As the number of devices and potential network connections multiplies, protecting vital data and systems requires a comprehensive approach. The ideal strategy is one that combines proven best practices with new advanced techniques. Here are seven tactics that can help put your IoT initiatives on a firm foundation:

  1. Segment networks. With network segmentation, each interface is assigned to a security zone before it can process traffic. Security teams gain granular control over who has access to what, allowing them to head off common IoT threats that thrive on easy proliferation across devices.

  2. Require authentication. Strong user authentication and access control mechanisms help make sure only authorized users can gain access to networks and data. To ensure reliability, rely on a trusted authentication platform to manage the process.    

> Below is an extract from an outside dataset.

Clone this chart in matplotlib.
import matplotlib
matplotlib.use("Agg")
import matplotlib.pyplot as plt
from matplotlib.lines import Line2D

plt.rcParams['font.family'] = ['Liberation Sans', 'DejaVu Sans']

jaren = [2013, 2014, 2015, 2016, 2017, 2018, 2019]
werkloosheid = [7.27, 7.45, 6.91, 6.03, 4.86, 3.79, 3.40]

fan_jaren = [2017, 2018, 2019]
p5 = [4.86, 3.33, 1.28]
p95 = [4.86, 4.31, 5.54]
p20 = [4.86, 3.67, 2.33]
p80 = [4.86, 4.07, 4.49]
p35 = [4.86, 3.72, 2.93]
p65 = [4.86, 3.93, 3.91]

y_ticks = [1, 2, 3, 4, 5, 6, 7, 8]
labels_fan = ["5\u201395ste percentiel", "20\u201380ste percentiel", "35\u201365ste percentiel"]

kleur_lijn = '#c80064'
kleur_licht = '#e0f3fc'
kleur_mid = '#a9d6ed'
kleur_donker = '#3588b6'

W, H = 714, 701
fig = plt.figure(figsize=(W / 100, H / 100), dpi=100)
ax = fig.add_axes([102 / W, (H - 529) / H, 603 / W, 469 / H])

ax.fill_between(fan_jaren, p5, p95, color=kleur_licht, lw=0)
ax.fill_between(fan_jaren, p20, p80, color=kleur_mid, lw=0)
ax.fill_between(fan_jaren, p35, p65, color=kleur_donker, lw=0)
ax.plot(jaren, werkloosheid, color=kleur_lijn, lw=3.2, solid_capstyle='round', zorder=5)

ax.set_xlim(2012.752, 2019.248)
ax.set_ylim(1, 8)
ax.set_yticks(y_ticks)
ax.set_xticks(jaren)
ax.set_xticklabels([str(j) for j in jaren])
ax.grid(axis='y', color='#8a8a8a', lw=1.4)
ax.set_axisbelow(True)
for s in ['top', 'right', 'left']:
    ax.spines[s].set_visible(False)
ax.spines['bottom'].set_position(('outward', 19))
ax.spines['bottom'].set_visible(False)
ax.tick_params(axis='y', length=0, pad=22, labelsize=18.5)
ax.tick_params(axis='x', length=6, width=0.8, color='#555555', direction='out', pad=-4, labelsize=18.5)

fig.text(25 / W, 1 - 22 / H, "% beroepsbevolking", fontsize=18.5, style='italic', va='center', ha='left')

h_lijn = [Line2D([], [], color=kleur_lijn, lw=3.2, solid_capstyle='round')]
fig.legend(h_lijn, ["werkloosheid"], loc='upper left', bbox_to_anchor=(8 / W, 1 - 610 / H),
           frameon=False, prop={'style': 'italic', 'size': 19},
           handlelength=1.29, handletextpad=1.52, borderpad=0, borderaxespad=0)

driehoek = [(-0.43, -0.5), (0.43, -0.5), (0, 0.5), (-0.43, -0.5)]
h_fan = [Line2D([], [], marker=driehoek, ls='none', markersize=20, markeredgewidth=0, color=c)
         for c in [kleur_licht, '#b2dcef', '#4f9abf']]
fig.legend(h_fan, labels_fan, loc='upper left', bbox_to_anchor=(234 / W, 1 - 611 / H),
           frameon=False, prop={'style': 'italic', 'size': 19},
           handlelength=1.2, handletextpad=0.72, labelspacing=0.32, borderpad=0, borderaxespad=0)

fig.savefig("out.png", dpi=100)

  3. Lifecycle monitoring: Device monitoring tools can help verify the health of firmware and software at system startup, throughout operation and during delicate upgrade phases. Automatic updates should be enabled by default.

  4. Use encryption. Whether data is in motion or at rest, encryption is critical to safeguarding data. The use of both network layer and transport layer encryption can provide multiple barriers to network-based attacks.

  5. Secure APIs. API security is essential for safely moving data between devices on the network edge, back-end systems and core applications. Techniques should also be deployed to identify potential threats on these vital connection points.

  6. Threat detection. Advanced analytical techniques, including artificial intelligence and machine learning, can help detect abnormalities and vulnerabilities in ways that aren’t feasible with conventional network security techniques.

  7. Strengthen processes. While technology is the cornerstone of IoT security, it is imperative to be diligent on all fronts. Make sure your security policies and training procedures are clearly defined, regularly updated and consistently enforced.  

Striking an optimum balance

The IoT presents a world of opportunities and challenges for today’s data-driven businesses. As adoption grows, security and IT experts must address significant paradigm changes. Building an IoT environment that strikes the optimum balance between user accessibility and data security will be a major differentiating factor for customer-centric brands heading into the future.

1 “State of IoT Security: Security Takes a Back Seat,” Research Report, Gemalto, 2017.